The list is endless. There's no way to contain it so that it could and would be useful. I could double the existing list in a short period of time, and it wouldn't even scratch the surface of all the acronyms I would immediately recognize in standard electronic literature.
We already have a system to manage unclear questions, and it already works by community consensus. There is no need to define yet another set of standards one must meet.
The question/list absolutely does NOT belong on the site, failing many tests in our don't ask help page:
What types of questions should I avoid asking?
First, make sure that your question is on-topic for this site.

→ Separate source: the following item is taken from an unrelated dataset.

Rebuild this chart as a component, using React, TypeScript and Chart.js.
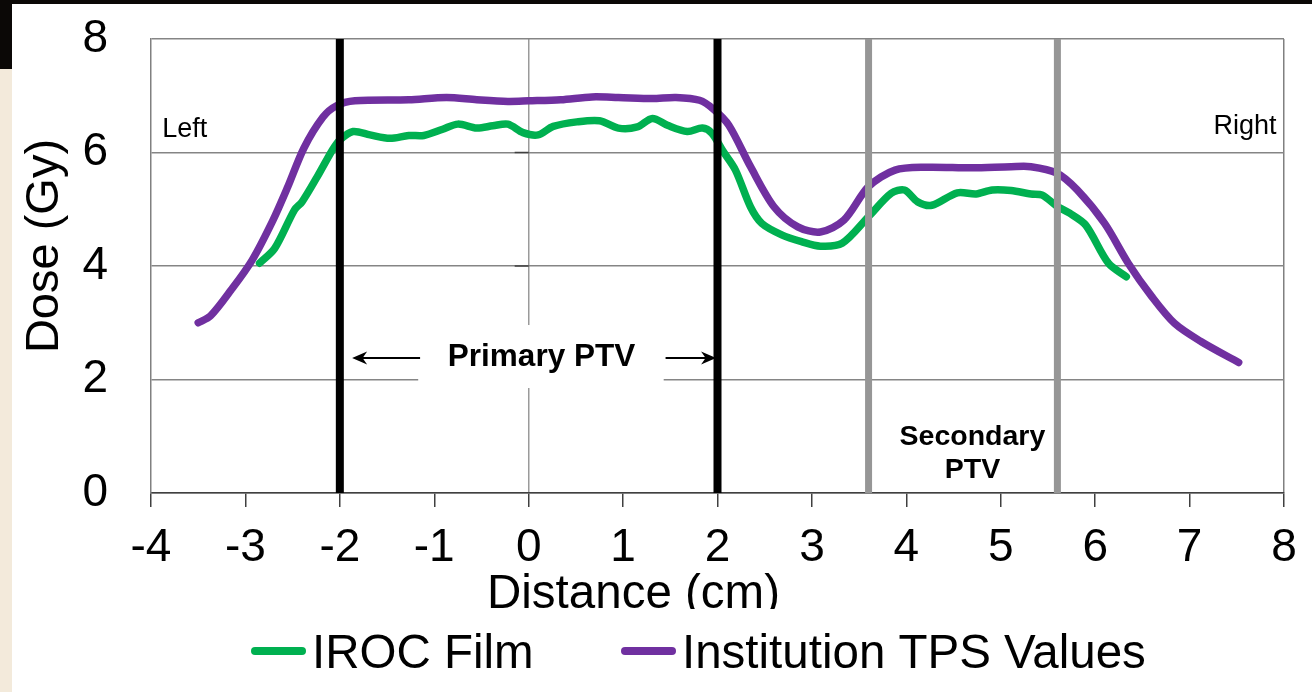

You should only ask practical, answerable questions based on actual
problems that you face. Chatty, open-ended questions diminish the
usefulness of our site and push other questions off the front page.
Your questions should be reasonably scoped. If you can imagine an
entire book that answers your question, you’re asking too much.
If your motivation for asking the question is “I would like to
participate in a discussion about ______”, then you should not be
asking here. However, if your motivation is “I would like others to
explain ______ to me”, then you are probably OK. (Discussions are of
course welcome in our real time web chat.)
To prevent your question from being flagged and possibly removed,
avoid asking subjective questions where …
- every answer is equally valid: “What’s your favorite ______?”
- your answer is provided along with the question, and you expect more answers: “I use ______ for ______, what do you use?”
- there is no actual problem to be solved: “I’m curious if other people feel like I do.”
- you are asking an open-ended, hypothetical question: “What if ______ happened?”
- your question is just a rant in disguise: “______ sucks, am I right?”
(The above section was adapted from MetaFilter’s FAQ.)
If anywhere, this list might exist comfortably on meta. But it doesn't belong on the main site. We should not use it as a bar to bludgeon the rare question asker who uses odd acronyms.